I’ve tried to make it as user friendly, helpful and inexpensive as I can so that more people can start enjoying the hobby without the frustration of failed tanks. I hope you all will check it out, and I’d love feedback! If you like it, I hope you’ll tell others who might benefit from such an app 

If you’d like to get the app, just search AquaPilot on the app store, or you can go to 

Aqua Pilot iPhone App - automatic guide and care for aquariums, fish tanks, bowls, and most types of freshwater pet fish 

or facebook.com/aquapilot 

to learn more. If you download it and like, please consider giving it a good review on the app store 

Thanks everyone, I hope you find it helpful and enjoyable!


----------



## iamgray (Jul 16, 2010)

Cool, i just downloaded it. Looking forward to trying it out!


----------



## Boredomb (Feb 21, 2011)

Sounds really cool!
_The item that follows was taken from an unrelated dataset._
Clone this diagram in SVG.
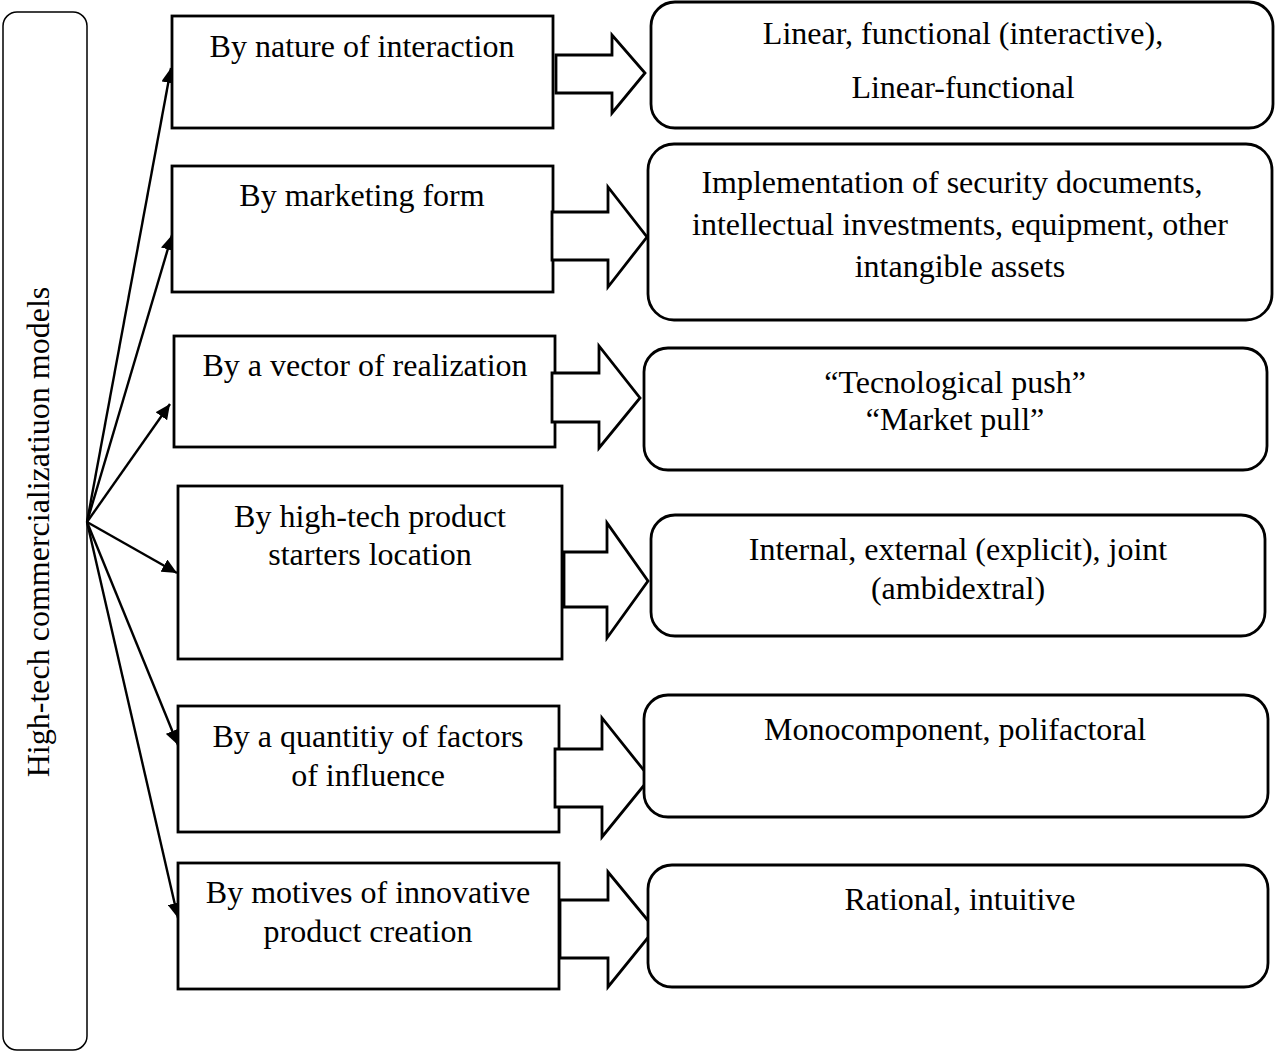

Wish there was one for the android market.


----------



## diablo13 (Jul 1, 2011)

I tried to download it, but when I opened it, it wouldn't load
_Posted via Mobile Device_


----------



## Sterling70 (Aug 5, 2011)

sorry for the error when opening- its an issue with the scheduler, it won't work on older iOS versions... the fix is already in review with apple, should be out in a few days, just download the update when it gets released and you should be good. sorry about that!


----------



## Spooky (Sep 20, 2011)

Sterling70 said:


> Hey everyone- I know I haven’t posted anything in a while, but that’s because I’ve been hard at work creating an iPhone/iPod/iPad app to help set up and manage freshwater aquariums. It’s called AquaPilot, and it’s designed for new and intermediate aquarium owners, but it’s helpful to pretty much any pet fish owner.
> 
> For new fish owners, it selects species for them based on the tank they have or are planning to get. Things such as tank size, shape, filter type and temperature are input by the user, and only species that would be appropriate are suggested. The app also can automatically schedule tank maintenance events in your iOS calendar (PWCs, filter media replacement) and for new owners it will generate a custom setup guide specifically for their tank.
> 
> ...


I have iPad, and did download the aqua pilot. I do like with glitches, first in order to see clearly I have to use as iPhone sized. And I really miss that I can not set up the fishes what I have in my fish tank. I think it would be really cool add to it, that I can actually monitor for maintain with the fishes what I have. And find my answers with the newcomers compatibility. I have 2 red tail sharks, 2 gold gouramis, 3 rose line sharks, 5 pinguin tetras, 1 green Cory and 1 Sterbai Cory (although the sterbai has to come out when the sharks and the gourami grow up for full adult size). I tried the ghost shrimps recently, never had them before - they got eaten. I tired recently yellow mystery snail and later ivory snail - the yellow one had a longer life with one week. I know what to do with fish, but never have the addition. Anyway, the app it's cool, wish I can full size it with clear pic and have option to set up the fishes too beside the type of the tank.


----------



## Sterling70 (Aug 5, 2011)

thanks for the suggestions! I do want to get a universal app out there that will run fullscreen on the ipad, but it will take a lot more development so it probably won't be done for a while, but it's in the works!


----------



## KendraMc (Jul 20, 2011)

does it take water pH/hardness into account for suggested fish? because that could be really really helpful for those of us with higher pH and thus fewer suitable fish.


----------



## Sterling70 (Aug 5, 2011)

It doesn't take pH into account when suggesting fish, because I thought a better indicator was the attitude selection (community, intermediate, aggressive) since cichlids typically have different pH requirements than community fish... but you make a good point! i'll have to look into if i can incorporate that somehow


----------